I figure that's for a good reason. The teaching that the disciples were doing didn't have the power of the resurrection behind it. They taught that the Kingdom of God was coming -- that Christ had arrived, and that He was going to establish His kingdom. Without the truth of the resurrection, though, that could have been misunderstood. We've seen examples already, and we see a great example in Acts, of people who expect Jesus to be the political Messiah they were expecting. That wasn't His goal -- He came to be the sacrifice for our sins. Without redemption, without the reconciliation between God and fallen man, the Kingdom of God cannot be established. Fallen mankind has no part of the Kingdom -- that is for the redeemed of the Lord.
I expect that there were people who became interested in Jesus, probably started paying more attention to His teachings. I wonder how many were still there after He was killed. That's probably the other reason we don't know about the results of this trip -- many were not true conversions. You've seen those if you've ever gone door-to-door on a Saturday morning.
The part of this passage that gets me the most is the last part. They've just finished some hard work -- their first, really, since they started following Christ. They're tired. They may be frustrated. So Jesus suggests a retreat.
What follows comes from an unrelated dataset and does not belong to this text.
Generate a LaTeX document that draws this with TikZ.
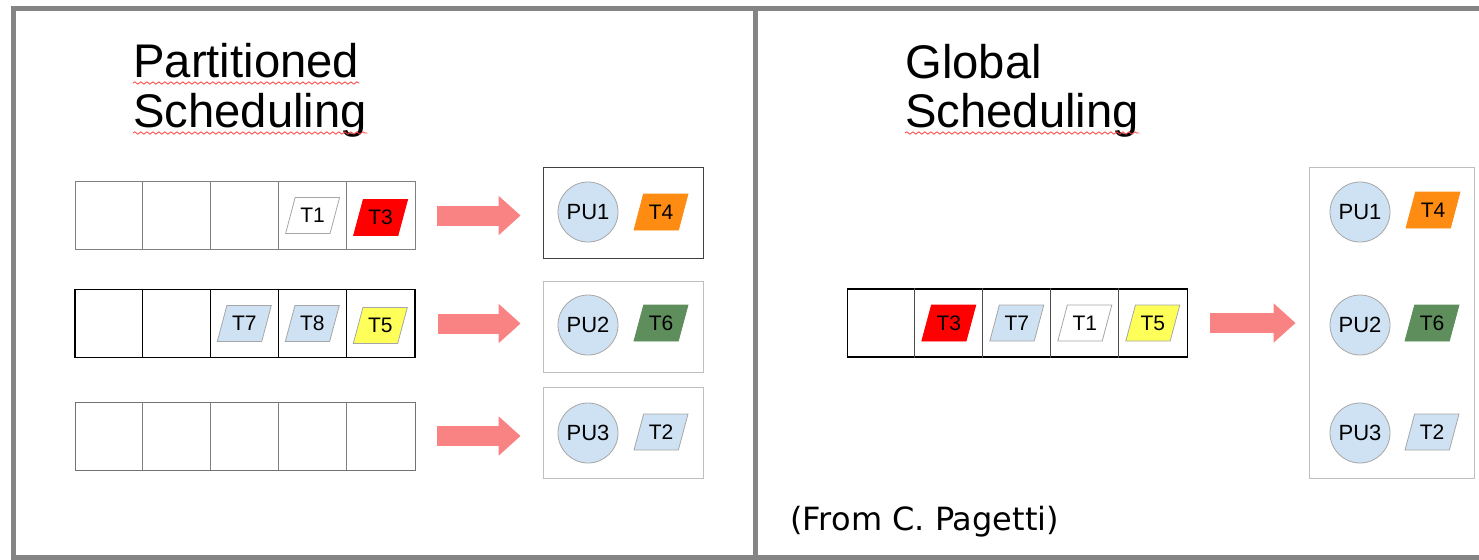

If you've spent any time in Baptist churches, you know what a retreat is. You take a bunch of people, in the middle of summer (or fall, sometimes. I always went to the summer ones), go out to the middle of nowhere -- usually the middle of the woods, near a lake, on some property that the church owns. Bunch of cabins, a kitchen building, a chapel, and nature. Time to recharge -- physically and spiritually.
This is something that I think we tend to ignore. We're so busy doing God's work, we burn ourselves out. We end up being no good to anyone, and our other responsibilities (family, friends, etc.) tend to get ignored. We make the sacrifice -- and never even think that our loved ones never got a choice in the matter. They sacrifice, too. And sometimes, they don't like it.
We don't have to go out in the woods. All we need to do is take a time out, to take care of the other things God has given us.